Tennessee lawmakers are asking the president to approve disaster relief funding for 10 counties affected by a tropical storm in October.
Sens. Lamar Alexander and Marsha Blackburn and Rep. Mark Green sent the letter Monday, a week after the governor requested FEMA money to deal with nearly $22 million worth of damages.
According to initial estimates, one of the hardest-hit areas was Decatur County, right on the border of West and Middle Tennessee. The county saw more than $3 million in damage from the storm, which trailed behind only Montgomery County to the north.
In the county seat of Decaturville, city alderman Jay England, who also runs a local bank, says evidence of the Oct. 26 storm is still plentiful: Uprooted trees sit on the side of the road. Some power lines are still down.

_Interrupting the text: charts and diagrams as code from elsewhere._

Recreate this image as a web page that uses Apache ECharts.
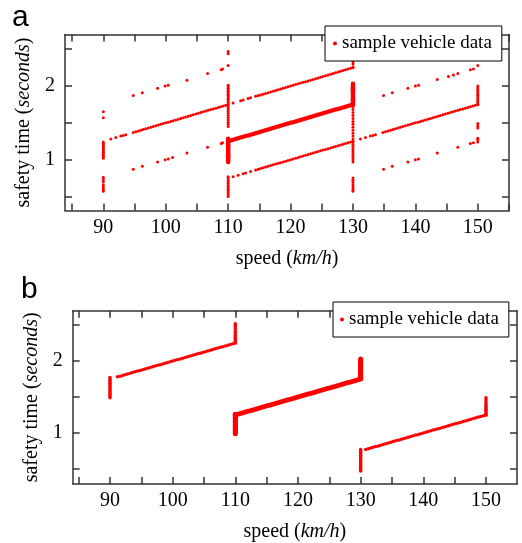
<!DOCTYPE html>
<html><head><meta charset="utf-8">
<script src="https://cdn.jsdelivr.net/npm/echarts@6/dist/echarts.min.js"></script>
<style>html,body{margin:0;padding:0;background:#fff}#c{width:522px;height:543px}</style>
</head><body><div id="c"></div>
<script>
// ---------- tick values ----------
const xTicks = [85,90,95,100,105,110,115,120,125,130,135,140,145,150,155];
const xLabels = [90,100,110,120,130,140,150];
const yTicks = [0.5,1,1.5,2,2.5];
const yLabels = [1,2];
const seriesName = 'sample vehicle data';

// ---------- panel a : lines (speed km/h, safety time s) ----------
const aMain90 = [[91.2,1.28],[92,1.30],[92.8,1.32],[93.2,1.33],[93.6,1.34],[94.8,1.37],[95.2,1.38],[95.6,1.39],[96,1.40],[96.4,1.41],[96.8,1.42],[97.2,1.43],[97.6,1.44],[98,1.45],[98.4,1.46],[98.8,1.47],[99.2,1.48],[99.6,1.49],[100,1.50],[100.4,1.51],[100.8,1.52],[101.2,1.53],[101.6,1.54],[102,1.55],[102.4,1.56],[102.8,1.57],[103.2,1.58],[103.6,1.59],[104,1.60],[104.4,1.61],[104.8,1.62],[105.2,1.63],[105.6,1.64],[106,1.65],[106.4,1.66],[106.8,1.67],[107.2,1.68],[107.6,1.69],[108,1.70],[108.4,1.71],[108.8,1.72],[109.2,1.73],[109.6,1.74],[110,1.75]];
const aUpperB = [[110.8,1.77],[112,1.80],[112.4,1.81],[113.2,1.83],[113.6,1.84],[114.4,1.86],[114.8,1.87],[115.2,1.88],[115.6,1.89],[116,1.90],[116.4,1.91],[116.8,1.92],[117.2,1.93],[117.6,1.94],[118,1.95],[118.4,1.96],[118.8,1.97],[119.2,1.98],[119.6,1.99],[120,2.00],[120.4,2.01],[120.8,2.02],[121.2,2.03],[121.6,2.04],[122,2.05],[122.4,2.06],[122.8,2.07],[123.2,2.08],[123.6,2.09],[124,2.10],[124.4,2.11],[124.8,2.12],[125.2,2.13],[125.6,2.14],[126,2.15],[126.4,2.16],[126.8,2.17],[127.2,2.18],[127.6,2.19],[128,2.20],[128.4,2.21],[128.8,2.22],[129.2,2.23],[129.6,2.24],[130,2.25]];
const aLowerB = [[110.8,0.77],[111.6,0.79],[112.4,0.81],[112.8,0.82],[113.6,0.84],[114.4,0.86],[114.8,0.87],[115.2,0.88],[115.6,0.89],[116,0.90],[116.4,0.91],[116.8,0.92],[117.2,0.93],[117.6,0.94],[118,0.95],[118.4,0.96],[118.8,0.97],[119.2,0.98],[119.6,0.99],[120,1.00],[120.4,1.01],[120.8,1.02],[121.2,1.03],[121.6,1.04],[122,1.05],[122.4,1.06],[122.8,1.07],[123.2,1.08],[123.6,1.09],[124,1.10],[124.4,1.11],[124.8,1.12],[125.2,1.13],[125.6,1.14],[126,1.15],[126.4,1.16],[126.8,1.17],[127.2,1.18],[127.6,1.19],[128,1.20],[128.4,1.21],[128.8,1.22],[129.2,1.23],[129.6,1.24],[130,1.25]];
const aMidB = [[110,1.25],[110.4,1.26],[110.8,1.27],[111.2,1.28],[111.6,1.29],[112,1.30],[112.4,1.31],[112.8,1.32],[113.2,1.33],[113.6,1.34],[114,1.35],[114.4,1.36],[114.8,1.37],[115.2,1.38],[115.6,1.39],[116,1.40],[116.4,1.41],[116.8,1.42],[117.2,1.43],[117.6,1.44],[118,1.45],[118.4,1.46],[118.8,1.47],[119.2,1.48],[119.6,1.49],[120,1.50],[120.4,1.51],[120.8,1.52],[121.2,1.53],[121.6,1.54],[122,1.55],[122.4,1.56],[122.8,1.57],[123.2,1.58],[123.6,1.59],[124,1.60],[124.4,1.61],[124.8,1.62],[125.2,1.63],[125.6,1.64],[126,1.65],[126.4,1.66],[126.8,1.67],[127.2,1.68],[127.6,1.69],[128,1.70],[128.4,1.71],[128.8,1.72],[129.2,1.73],[129.6,1.74],[130,1.75]];
const aMainC = [[131.2,1.28],[132,1.30],[132.8,1.32],[133.2,1.33],[133.6,1.34],[134.8,1.37],[135.2,1.38],[135.6,1.39],[136,1.40],[136.4,1.41],[136.8,1.42],[137.2,1.43],[137.6,1.44],[138,1.45],[138.4,1.46],[138.8,1.47],[139.2,1.48],[139.6,1.49],[140,1.50],[140.4,1.51],[140.8,1.52],[141.2,1.53],[141.6,1.54],[142,1.55],[142.4,1.56],[142.8,1.57],[143.2,1.58],[143.6,1.59],[144,1.60],[144.4,1.61],[144.8,1.62],[145.2,1.63],[145.6,1.64],[146,1.65],[146.4,1.66],[146.8,1.67],[147.2,1.68],[147.6,1.69],[148,1.70],[148.4,1.71],[148.8,1.72],[149.2,1.73],[149.6,1.74],[150,1.75]];
const aUpper90 = [[94.8,1.87],[96.25,1.91],[98.7,1.97],[99.9,2.0],[100.4,2.01],[103.4,2.08],[106.7,2.17],[108.9,2.22],[109.1,2.23]];
const aLower90 = [[94.8,0.87],[96.25,0.91],[98.7,0.97],[99.9,1.0],[100.4,1.01],[101.1,1.03],[103.4,1.09],[106.7,1.17],[108.9,1.22],[109.1,1.23]];
const aUpperC = [[134.9,1.87],[136.3,1.91],[138.8,1.97],[140,2.0],[140.5,2.01],[143.5,2.09],[145.3,2.13],[146.1,2.15],[146.8,2.17],[148.8,2.22],[149.3,2.23]];
const aLowerC = [[134.9,0.87],[136.3,0.91],[138.8,0.97],[140,1.0],[140.5,1.01],[143.5,1.09],[146.8,1.17],[148.8,1.22],[149.3,1.23]];
// panel a : vertical clusters (times at one speed)
const a90Times = [0.57,0.60,0.63,0.66,0.70,0.73,0.76,1.02,1.04,1.06,1.08,1.10,1.12,1.14,1.16,1.18,1.20,1.22,1.24,1.57,1.65];
const a110Times = [0.50,0.525,0.55,0.575,0.60,0.625,0.65,0.675,0.70,0.725,0.75,0.77,1.45,1.48,1.51,1.54,1.57,1.60,1.63,1.66,1.69,1.72,1.75,1.78,1.81,1.83,1.85,1.87,1.89,1.91,1.93,1.95,1.97,1.99,2.01,2.28,2.44,2.47];
const a110Dense = [0.97,0.985,1.00,1.015,1.03,1.045,1.06,1.075,1.09,1.105,1.12,1.135,1.15,1.165,1.18,1.195,1.21,1.225,1.24,1.255,1.27,1.285];
const a130Times = [0.57,0.60,0.63,0.66,0.69,0.72,0.75,0.97,1.00,1.03,1.06,1.09,1.12,1.15,1.18,1.21,1.24,1.28,1.32,1.36,1.40,1.44,1.48,1.52,1.56,1.60,1.64,1.68,1.72,2.26,2.30,2.33];
const a130Dense = [1.745,1.76,1.775,1.79,1.805,1.82,1.835,1.85,1.865,1.88,1.895,1.91,1.925,1.94,1.955,1.97,1.985,2.00,2.015,2.03];
const a150Times = [1.24,1.27,1.29,1.43,1.46,1.49,1.75,1.775,1.80,1.825,1.85,1.875,1.90,1.925,1.95,1.975,2.00,2.28];

// ---------- panel b ----------
const bSeg1 = [[91.2,1.78],[91.6,1.79],[92,1.80],[92.4,1.81],[92.8,1.82],[93.2,1.83],[93.6,1.84],[94,1.85],[94.4,1.86],[94.8,1.87],[95.2,1.88],[95.6,1.89],[96,1.90],[96.4,1.91],[96.8,1.92],[97.2,1.93],[97.6,1.94],[98,1.95],[98.4,1.96],[98.8,1.97],[99.2,1.98],[99.6,1.99],[100,2.00],[100.4,2.01],[100.8,2.02],[101.2,2.03],[101.6,2.04],[102,2.05],[102.4,2.06],[102.8,2.07],[103.2,2.08],[103.6,2.09],[104,2.10],[104.4,2.11],[104.8,2.12],[105.2,2.13],[105.6,2.14],[106,2.15],[106.4,2.16],[106.8,2.17],[107.2,2.18],[107.6,2.19],[108,2.20],[108.4,2.21],[108.8,2.22],[109.2,2.23],[109.6,2.24],[110,2.25]];
const bSeg2 = [[110,1.25],[110.4,1.26],[110.8,1.27],[111.2,1.28],[111.6,1.29],[112,1.30],[112.4,1.31],[112.8,1.32],[113.2,1.33],[113.6,1.34],[114,1.35],[114.4,1.36],[114.8,1.37],[115.2,1.38],[115.6,1.39],[116,1.40],[116.4,1.41],[116.8,1.42],[117.2,1.43],[117.6,1.44],[118,1.45],[118.4,1.46],[118.8,1.47],[119.2,1.48],[119.6,1.49],[120,1.50],[120.4,1.51],[120.8,1.52],[121.2,1.53],[121.6,1.54],[122,1.55],[122.4,1.56],[122.8,1.57],[123.2,1.58],[123.6,1.59],[124,1.60],[124.4,1.61],[124.8,1.62],[125.2,1.63],[125.6,1.64],[126,1.65],[126.4,1.66],[126.8,1.67],[127.2,1.68],[127.6,1.69],[128,1.70],[128.4,1.71],[128.8,1.72],[129.2,1.73],[129.6,1.74],[130,1.75]];
const bSeg3 = [[130.8,0.77],[131.2,0.78],[131.6,0.79],[132,0.80],[132.4,0.81],[132.8,0.82],[133.2,0.83],[133.6,0.84],[134,0.85],[134.4,0.86],[134.8,0.87],[135.2,0.88],[135.6,0.89],[136,0.90],[136.4,0.91],[136.8,0.92],[137.2,0.93],[137.6,0.94],[138,0.95],[138.4,0.96],[138.8,0.97],[139.2,0.98],[139.6,0.99],[140,1.00],[140.4,1.01],[140.8,1.02],[141.2,1.03],[141.6,1.04],[142,1.05],[142.4,1.06],[142.8,1.07],[143.2,1.08],[143.6,1.09],[144,1.10],[144.4,1.11],[144.8,1.12],[145.2,1.13],[145.6,1.14],[146,1.15],[146.4,1.16],[146.8,1.17],[147.2,1.18],[147.6,1.19],[148,1.20],[148.4,1.21],[148.8,1.22],[149.2,1.23],[149.6,1.24],[150,1.25]];
const b90Times = [1.49,1.51,1.53,1.55,1.57,1.59,1.61,1.63,1.65,1.67,1.69,1.71,1.73,1.75,1.77];
const b110TopTimes = [2.25,2.27,2.29,2.31,2.33,2.35,2.37,2.40,2.43,2.46,2.49,2.52];
const b110LowTimes = [0.99,1.005,1.02,1.035,1.05,1.065,1.08,1.095,1.11,1.125,1.14,1.155,1.17,1.185,1.20,1.215,1.23,1.245,1.26];
const b130TopTimes = [1.76,1.775,1.79,1.805,1.82,1.835,1.85,1.865,1.88,1.895,1.91,1.925,1.94,1.955,1.97,1.985,2.00,2.015,2.03];
const b130LowTimes = [0.47,0.49,0.51,0.53,0.55,0.57,0.59,0.61,0.63,0.65,0.67,0.69,0.71,0.73,0.75,0.77];
const b150Times = [1.25,1.27,1.29,1.31,1.33,1.35,1.37,1.40,1.43,1.46,1.49];

// ---------- build ----------
const col = (speed, times) => times.map(t => [speed, t]);
const SERIF = 'Liberation Serif';
const RED = '#ff0000';
const AX = '#333';

const aThin = [].concat(aMain90, aUpperB, aLowerB, aMainC, aUpper90, aLower90, aUpperC, aLowerC,
  col(90, a90Times), col(110, a110Times), col(130, a130Times), col(150, a150Times));
const aThick = [].concat(aMidB, col(110, a110Dense), col(130, a130Dense));
const bThin = [].concat(bSeg1, bSeg3, col(90, b90Times), col(110, b110TopTimes), col(130, b130LowTimes), col(150, b150Times));
const bThick = [].concat(bSeg2, col(110, b110LowTimes), col(130, b130TopTimes));

function xAxes(g, min, max) {
  const base = {gridIndex: g, type: 'value', min, max, splitLine: {show: false},
    axisLine: {onZero: false, lineStyle: {color: AX, width: 1.5}},
    axisTick: {inside: true, length: 7, customValues: xTicks, lineStyle: {color: AX, width: 1.5}}};
  return [
    Object.assign({}, base, {position: 'bottom',
      axisLabel: {customValues: xLabels, fontFamily: SERIF, fontSize: 20, color: '#000', margin: 7},
      name: 'speed ({i|km/h})', nameLocation: 'middle', nameGap: 38,
      nameTextStyle: {fontFamily: SERIF, fontSize: 20, color: '#000',
        rich: {i: {fontFamily: SERIF, fontSize: 20, fontStyle: 'italic', color: '#000'}}}}),
    Object.assign({}, base, {position: 'top', axisLabel: {show: false}})
  ];
}
function yAxes(g, min, max) {
  const base = {gridIndex: g, type: 'value', min, max, splitLine: {show: false},
    axisLine: {onZero: false, lineStyle: {color: AX, width: 1.5}},
    axisTick: {inside: true, length: 7, customValues: yTicks, lineStyle: {color: AX, width: 1.5}}};
  return [
    Object.assign({}, base, {position: 'left',
      axisLabel: {customValues: yLabels, fontFamily: SERIF, fontSize: 20, color: '#000', margin: 10},
      name: 'safety time ({i|seconds})', nameLocation: 'middle', nameGap: 31, nameRotate: 90,
      nameTextStyle: {fontFamily: SERIF, fontSize: 20, color: '#000',
        rich: {i: {fontFamily: SERIF, fontSize: 20, fontStyle: 'italic', color: '#000'}}}}),
    Object.assign({}, base, {position: 'right', axisLabel: {show: false}})
  ];
}
function sc(xi, yi, data, size) {
  return {type: 'scatter', name: seriesName, xAxisIndex: xi, yAxisIndex: yi, data,
    symbol: 'circle', symbolSize: size, itemStyle: {color: RED, opacity: 1}, silent: true};
}
function legend(left, top, pad) {
  return {show: true, data: [seriesName], left, top, orient: 'vertical',
    backgroundColor: '#fff', borderColor: '#000', borderWidth: 1, borderRadius: 0,
    padding: pad, itemWidth: 4, itemHeight: 4, icon: 'circle', selectedMode: false,
    textStyle: {fontFamily: SERIF, fontSize: 19, color: '#000'}};
}

const chart = echarts.init(document.getElementById('c'), null, {renderer: 'canvas'});
chart.setOption({
  animation: false,
  backgroundColor: '#fff',
  title: [
    {text: 'a', left: 12, top: 3, padding: 0, textStyle: {fontFamily: 'Liberation Sans', fontSize: 30, fontWeight: 'normal', color: '#000'}},
    {text: 'b', left: 21, top: 275, padding: 0, textStyle: {fontFamily: 'Liberation Sans', fontSize: 30, fontWeight: 'normal', color: '#000'}}
  ],
  legend: [legend(325, 26, [8, 10, 8, 8]), legend(333, 302, [8, 10, 8, 7])],
  grid: [
    {left: 65, top: 34.5, width: 444, height: 176},
    {left: 72.7, top: 310.7, width: 444.3, height: 176}
  ],
  xAxis: [].concat(xAxes(0, 83.86, 155), xAxes(1, 84.05, 154.95)),
  yAxis: [].concat(yAxes(0, 0.31, 2.7), yAxes(1, 0.29, 2.7)),
  series: [
    sc(0, 0, aThin, 3), sc(0, 0, aThick, 4.5),
    sc(2, 2, bThin, 3.5), sc(2, 2, bThick, 5)
  ]
});
</script></body></html>
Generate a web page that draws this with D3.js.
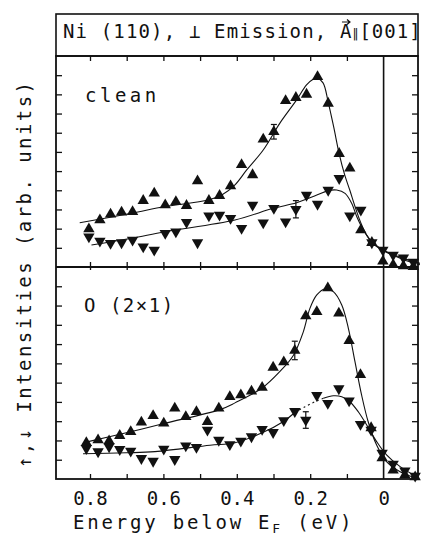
<!DOCTYPE html>
<html>
<head>
<meta charset="utf-8">
<script src="https://cdn.jsdelivr.net/npm/d3@7"></script>
<style>
  body { margin: 0; background: #fff; }
  text { font-family: "DejaVu Sans Mono", monospace; fill: #111; }
</style>
</head>
<body>
<div id="chart"></div>
<script>
// energies of the measured points (eV below E_F)
var energyTop = [0.803,0.773,0.744,0.714,0.684,0.655,0.625,0.595,0.566,0.537,0.507,0.476,0.447,0.417,0.387,0.357,0.328,0.299,0.267,0.239,0.210,0.180,0.151,0.121,0.092,0.062,0.032,0.002,-0.026,-0.054,-0.081];
var cleanUp   = [1.98,2.45,2.75,2.85,2.88,3.46,3.84,3.23,3.40,3.20,4.48,3.46,3.72,4.22,5.33,4.80,6.66,7.05,8.67,8.83,9.00,9.92,8.53,5.91,5.15,1.93,1.27,0.30,0.12,0.05,0.02];
var cleanDown = [1.58,1.36,1.24,1.27,1.41,1.06,0.89,1.76,1.84,2.33,1.27,2.67,2.71,2.54,2.02,3.23,2.31,3.06,2.36,3.01,3.75,3.28,4.01,4.62,2.67,2.97,1.27,0.89,0.63,0.48,0.26];

var energyBot = [0.810,0.778,0.748,0.719,0.689,0.660,0.628,0.599,0.569,0.539,0.510,0.480,0.449,0.419,0.389,0.360,0.331,0.301,0.272,0.242,0.212,0.182,0.152,0.122,0.094,0.063,0.034,0.004,-0.026,-0.058,-0.086];
var oxUp   = [1.88,2.02,1.97,2.25,2.45,2.94,3.28,2.89,3.67,3.23,3.49,2.97,3.67,4.27,4.36,4.55,4.75,5.79,6.07,6.67,8.46,8.68,9.91,8.60,7.17,5.41,2.65,1.09,0.45,0.21,0.10];
var oxDown = [1.59,1.42,1.68,1.54,1.45,1.07,0.93,1.56,1.02,1.73,1.65,2.54,2.02,1.79,1.97,2.20,2.58,2.42,3.04,3.51,3.06,4.34,3.93,4.69,4.06,2.84,2.54,1.35,0.78,0.43,0.16];

// error bars: [energy, value, half height]
var cleanErr = [[0.299,7.05,0.38],[0.239,3.01,0.45]];
var oxErr    = [[0.242,6.67,0.48],[0.212,3.06,0.43]];

// fitted curves [energy, intensity]
var cleanUpFit = [[0.828,2.31],[0.687,2.80],[0.596,3.15],[0.478,3.49],[0.441,3.75],[0.405,4.28],[0.373,5.06],[0.328,6.10],[0.283,7.49],[0.237,8.71],[0.210,9.49],[0.192,9.79],[0.181,9.84],[0.165,9.6],[0.151,8.6],[0.136,7.3],[0.121,5.9],[0.106,4.8],[0.092,4.0],[0.077,3.1],[0.062,2.3],[0.046,1.65],[0.028,1.2],[0.0,0.85],[-0.03,0.58],[-0.06,0.34],[-0.099,0.12]];
var cleanDownFit = [[0.796,1.15],[0.687,1.50],[0.596,1.84],[0.405,2.45],[0.301,3.06],[0.237,3.35],[0.182,3.75],[0.151,3.98],[0.128,4.01],[0.105,3.84],[0.087,3.32],[0.073,2.62],[0.055,1.93],[0.028,1.24],[-0.008,0.80],[-0.054,0.45],[-0.099,0.19]];
var oxUpFit = [[0.814,1.90],[0.701,2.40],[0.596,2.89],[0.446,3.60],[0.405,3.95],[0.331,4.72],[0.283,5.57],[0.246,6.41],[0.219,7.62],[0.201,8.84],[0.182,9.55],[0.160,9.86],[0.137,9.72],[0.114,9.03],[0.096,7.82],[0.078,6.09],[0.060,4.36],[0.042,2.97],[0.019,1.76],[-0.008,0.90],[-0.045,0.38],[-0.090,0.04]];
var oxDownFitA = [[0.819,1.31],[0.701,1.36],[0.623,1.42],[0.473,1.75],[0.405,1.88],[0.328,2.42],[0.274,2.97],[0.242,3.45]];
var oxDownFitDash = [[0.242,3.45],[0.214,3.75],[0.187,4.01],[0.164,4.19]];
var oxDownFitB = [[0.164,4.19],[0.137,4.32],[0.114,4.27],[0.092,4.01],[0.069,3.49],[0.046,2.80],[0.019,1.94],[-0.008,1.25],[-0.045,0.64],[-0.090,0.12]];

var minorTicks = [0.8,0.7,0.6,0.5,0.4,0.3,0.2,0.1];
var labelTicks = [0.8,0.6,0.4,0.2,0];
var yTicks = d3.range(1, 11);

var W = 422, H = 546;
var pLeft = 56, pRight = 418, pTop = 56, pMid = 267, pBottom = 479;

var svg = d3.select("#chart").append("svg")
    .attr("width", W)
    .attr("height", H);

svg.append("rect").attr("width", W).attr("height", H).attr("fill", "#fff");

var x = d3.scaleLinear().domain([0.8, 0]).range([90, 383.6]);
var yTop = d3.scaleLinear().domain([0, 11]).range([pMid, pTop]);
var yBot = d3.scaleLinear().domain([0, 11]).range([pBottom, pMid]);

// title box
svg.append("rect")
    .attr("x", pLeft).attr("y", 14)
    .attr("width", pRight - pLeft).attr("height", pTop - 14)
    .attr("fill", "none").attr("stroke", "#111").attr("stroke-width", 1.6);

var title = svg.append("text")
    .attr("x", 63).attr("y", 38)
    .attr("font-size", 19);
title.append("tspan").attr("letter-spacing", 1.15).text("Ni (110), \u22a5 Emission, ");
title.append("tspan").attr("id", "vecA").text("A");
title.append("tspan").attr("font-family", "DejaVu Sans").attr("font-size", 12).attr("dx", 1).text("\u2016");
title.append("tspan").attr("dx", 1).attr("letter-spacing", 1).text("[001]");

// little vector arrow above the A
var aBox = document.getElementById("vecA").getBBox();
var ax0 = aBox.x + 2, ax1 = aBox.x + aBox.width - 2, ay = 22;
svg.append("path")
    .attr("d", "M" + ax0 + "," + ay + "H" + ax1 + "M" + (ax1 - 3) + "," + (ay - 2.5) + "L" + ax1 + "," + ay + "L" + (ax1 - 3) + "," + (ay + 2.5))
    .attr("fill", "none").attr("stroke", "#111").attr("stroke-width", 1.2);

function tickAxis(axis, tr) {
  var g = svg.append("g").attr("transform", tr).call(axis);
  g.select(".domain").remove();
  g.selectAll("line").attr("stroke", "#111").attr("stroke-width", 1.3);
  g.selectAll("text").remove();
  return g;
}

// x ticks
tickAxis(d3.axisTop(x).tickValues(minorTicks).tickSize(-5), "translate(0," + pTop + ")");
tickAxis(d3.axisBottom(x).tickValues(minorTicks).tickSize(-5), "translate(0," + pMid + ")");
tickAxis(d3.axisTop(x).tickValues(minorTicks).tickSize(-3), "translate(0," + pMid + ")");
tickAxis(d3.axisBottom(x).tickValues(minorTicks).tickSize(-5), "translate(0," + pBottom + ")");

// y ticks, both panels, both sides
[yTop, yBot].forEach(function(y) {
  tickAxis(d3.axisLeft(y).tickValues(yTicks).tickSize(-6), "translate(" + pLeft + ",0)");
  tickAxis(d3.axisRight(y).tickValues(yTicks).tickSize(-6), "translate(" + pRight + ",0)");
});

// frame
svg.append("rect")
    .attr("x", pLeft).attr("y", pTop)
    .attr("width", pRight - pLeft).attr("height", pBottom - pTop)
    .attr("fill", "none").attr("stroke", "#111").attr("stroke-width", 1.8);
svg.append("line")
    .attr("x1", pLeft).attr("x2", pRight).attr("y1", pMid).attr("y2", pMid)
    .attr("stroke", "#111").attr("stroke-width", 1.8);
svg.append("line")
    .attr("x1", x(0)).attr("x2", x(0)).attr("y1", pTop).attr("y2", pBottom)
    .attr("stroke", "#111").attr("stroke-width", 1.6);

// x labels
var xl = svg.append("g")
    .attr("transform", "translate(0," + pBottom + ")")
    .call(d3.axisBottom(x).tickValues(labelTicks).tickSize(0).tickPadding(13)
      .tickFormat(function(d){ return d === 0 ? "0" : d3.format(".1f")(d); }));
xl.select(".domain").remove();
xl.selectAll("text")
    .attr("font-size", 19)
    .attr("font-family", "DejaVu Sans Mono")
    .attr("fill", "#111");

var xt = svg.append("text")
    .attr("x", 73).attr("y", 529)
    .attr("font-size", 19)
    .attr("letter-spacing", 2.8);
xt.append("tspan").text("Energy below E");
xt.append("tspan").attr("font-size", 13).attr("dy", 4).text("F");
xt.append("tspan").attr("dy", -4).text(" (eV)");

svg.append("text")
    .attr("transform", "translate(31," + 468 + ") rotate(-90)")
    .attr("font-size", 19)
    .attr("textLength", 386).attr("lengthAdjust", "spacing")
    .text("\u2191,\u2193 Intensities (arb. units)");

svg.append("text")
    .attr("x", 85).attr("y", 102)
    .attr("font-size", 19)
    .attr("letter-spacing", 3.5)
    .text("clean");
svg.append("text")
    .attr("x", 84).attr("y", 312)
    .attr("font-size", 19)
    .attr("letter-spacing", 1.5)
    .text("O (2\u00d71)");

// curves
function curve(pts, y, dash) {
  var line = d3.line()
      .x(function(d){ return x(d[0]); })
      .y(function(d){ return y(d[1]); })
      .curve(d3.curveCatmullRom.alpha(0.5));
  svg.append("path")
      .datum(pts)
      .attr("d", line)
      .attr("fill", "none")
      .attr("stroke", "#111")
      .attr("stroke-width", 1.1)
      .attr("stroke-dasharray", dash || null);
}
curve(cleanUpFit, yTop);
curve(cleanDownFit, yTop);
curve(oxUpFit, yBot);
curve(oxDownFitA, yBot);
curve(oxDownFitDash, yBot, "2,3");
curve(oxDownFitB, yBot);

// error bars
function errBars(list, y) {
  list.forEach(function(e) {
    var g = svg.append("g").attr("stroke", "#111").attr("stroke-width", 1.2);
    g.append("line").attr("x1", x(e[0])).attr("x2", x(e[0]))
      .attr("y1", y(e[1] - e[2])).attr("y2", y(e[1] + e[2]));
    [e[1] - e[2], e[1] + e[2]].forEach(function(v) {
      g.append("line").attr("x1", x(e[0]) - 3).attr("x2", x(e[0]) + 3)
        .attr("y1", y(v)).attr("y2", y(v));
    });
  });
}
errBars(cleanErr, yTop);
errBars(oxErr, yBot);

// markers
var tri = d3.symbol().type(d3.symbolTriangle).size(56);
function markers(es, vs, y, down) {
  svg.append("g").selectAll("path")
      .data(es.map(function(e, i){ return [e, vs[i]]; }))
      .enter()
      .append("path")
      .attr("d", tri)
      .attr("transform", function(d) {
        return "translate(" + x(d[0]) + "," + y(d[1]) + ")" + (down ? " rotate(180)" : "");
      })
      .attr("fill", "#111");
}
markers(energyTop, cleanUp, yTop, false);
markers(energyTop, cleanDown, yTop, true);
markers(energyBot, oxUp, yBot, false);
markers(energyBot, oxDown, yBot, true);
</script>
</body>
</html>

So is a cell phone tower.
“For a small community with limited resources, it takes a lot to clean up,” England says.
England says he’s feels that the lingering damage in Decaturville, and much of the region, hasn’t gotten enough attention in the rest of state — in part because it’s about halfway between Nashville and Memphis, “just kind of perfectly located in a place where we’re forgotten by both news outlets,” he says.
But funding for cleanup and power restoration could follow soon if President Trump agrees to declare the event a “major disaster,” as the lawmakers urged in their letter.
“The storms that swept across the State of Tennessee beginning on Oct. 26 cost two Tennesseans their lives, blew over seven commercial tractor-trailers, shutdown the Tennessee River Bridge on Interstate I-40 for several hours, left nearly 65,000 Tennesseans without power and closed down nine school districts for nearly a week,” they wrote.